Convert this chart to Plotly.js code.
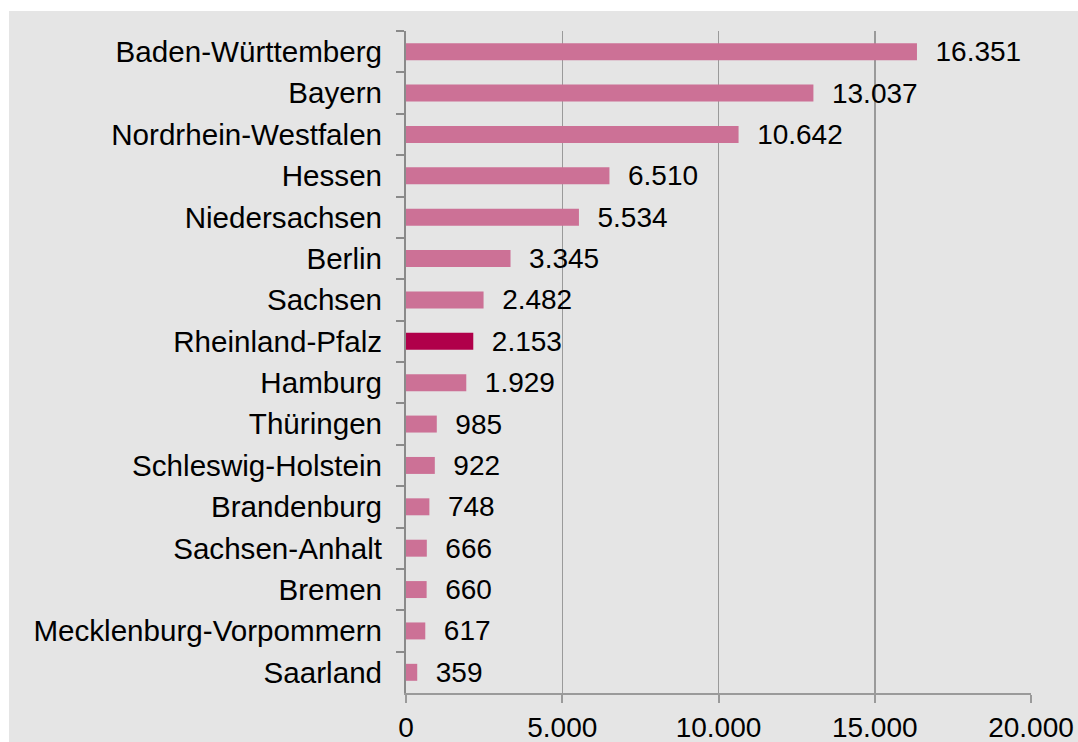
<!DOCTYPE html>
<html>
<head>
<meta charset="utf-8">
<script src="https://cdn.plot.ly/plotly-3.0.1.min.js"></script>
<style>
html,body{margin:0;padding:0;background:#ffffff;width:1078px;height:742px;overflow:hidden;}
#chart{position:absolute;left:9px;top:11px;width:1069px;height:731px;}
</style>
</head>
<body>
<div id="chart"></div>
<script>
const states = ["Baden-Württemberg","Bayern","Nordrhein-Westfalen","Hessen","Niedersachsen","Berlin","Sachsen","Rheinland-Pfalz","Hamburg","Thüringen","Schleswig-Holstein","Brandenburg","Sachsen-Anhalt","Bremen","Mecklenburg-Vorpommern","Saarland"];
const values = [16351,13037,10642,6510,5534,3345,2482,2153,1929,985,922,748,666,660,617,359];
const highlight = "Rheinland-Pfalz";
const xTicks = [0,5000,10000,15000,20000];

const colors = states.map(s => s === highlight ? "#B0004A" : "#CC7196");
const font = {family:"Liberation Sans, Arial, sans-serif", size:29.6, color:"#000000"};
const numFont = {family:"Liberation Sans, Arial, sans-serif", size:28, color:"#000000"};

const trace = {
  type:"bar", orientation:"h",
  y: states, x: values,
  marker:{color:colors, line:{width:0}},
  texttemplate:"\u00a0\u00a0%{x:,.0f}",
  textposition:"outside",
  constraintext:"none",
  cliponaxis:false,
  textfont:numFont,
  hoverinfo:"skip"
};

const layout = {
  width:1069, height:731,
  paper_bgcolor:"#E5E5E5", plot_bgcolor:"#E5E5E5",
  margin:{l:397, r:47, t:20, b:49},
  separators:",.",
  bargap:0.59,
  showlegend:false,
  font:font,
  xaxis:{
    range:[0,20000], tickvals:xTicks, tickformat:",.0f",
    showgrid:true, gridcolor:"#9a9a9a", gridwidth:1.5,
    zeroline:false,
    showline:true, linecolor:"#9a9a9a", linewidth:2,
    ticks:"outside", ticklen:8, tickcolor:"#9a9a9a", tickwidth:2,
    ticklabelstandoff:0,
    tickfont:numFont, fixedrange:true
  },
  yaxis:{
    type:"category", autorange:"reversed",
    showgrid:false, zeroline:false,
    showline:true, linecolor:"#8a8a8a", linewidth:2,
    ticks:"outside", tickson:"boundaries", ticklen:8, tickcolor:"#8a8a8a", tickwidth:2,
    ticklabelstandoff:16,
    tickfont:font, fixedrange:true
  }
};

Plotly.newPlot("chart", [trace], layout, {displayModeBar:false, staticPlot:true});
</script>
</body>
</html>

+===+

> **What you should do**: Copy out the whole listing exactly, and don't carry over any pictures.

> **Expected output**:
Convert this chart to Plotly.js code.
<!DOCTYPE html>
<html>
<head>
<meta charset="utf-8">
<script src="https://cdn.plot.ly/plotly-3.0.1.min.js"></script>
<style>
html,body{margin:0;padding:0;background:#ffffff;width:1078px;height:742px;overflow:hidden;}
#chart{position:absolute;left:9px;top:11px;width:1069px;height:731px;}
</style>
</head>
<body>
<div id="chart"></div>
<script>
const states = ["Baden-Württemberg","Bayern","Nordrhein-Westfalen","Hessen","Niedersachsen","Berlin","Sachsen","Rheinland-Pfalz","Hamburg","Thüringen","Schleswig-Holstein","Brandenburg","Sachsen-Anhalt","Bremen","Mecklenburg-Vorpommern","Saarland"];
const values = [16351,13037,10642,6510,5534,3345,2482,2153,1929,985,922,748,666,660,617,359];
const highlight = "Rheinland-Pfalz";
const xTicks = [0,5000,10000,15000,20000];

const colors = states.map(s => s === highlight ? "#B0004A" : "#CC7196");
const font = {family:"Liberation Sans, Arial, sans-serif", size:29.6, color:"#000000"};
const numFont = {family:"Liberation Sans, Arial, sans-serif", size:28, color:"#000000"};

const trace = {
  type:"bar", orientation:"h",
  y: states, x: values,
  marker:{color:colors, line:{width:0}},
  texttemplate:"\u00a0\u00a0%{x:,.0f}",
  textposition:"outside",
  constraintext:"none",
  cliponaxis:false,
  textfont:numFont,
  hoverinfo:"skip"
};

const layout = {
  width:1069, height:731,
  paper_bgcolor:"#E5E5E5", plot_bgcolor:"#E5E5E5",
  margin:{l:397, r:47, t:20, b:49},
  separators:",.",
  bargap:0.59,
  showlegend:false,
  font:font,
  xaxis:{
    range:[0,20000], tickvals:xTicks, tickformat:",.0f",
    showgrid:true, gridcolor:"#9a9a9a", gridwidth:1.5,
    zeroline:false,
    showline:true, linecolor:"#9a9a9a", linewidth:2,
    ticks:"outside", ticklen:8, tickcolor:"#9a9a9a", tickwidth:2,
    ticklabelstandoff:0,
    tickfont:numFont, fixedrange:true
  },
  yaxis:{
    type:"category", autorange:"reversed",
    showgrid:false, zeroline:false,
    showline:true, linecolor:"#8a8a8a", linewidth:2,
    ticks:"outside", tickson:"boundaries", ticklen:8, tickcolor:"#8a8a8a", tickwidth:2,
    ticklabelstandoff:16,
    tickfont:font, fixedrange:true
  }
};

Plotly.newPlot("chart", [trace], layout, {displayModeBar:false, staticPlot:true});
</script>
</body>
</html>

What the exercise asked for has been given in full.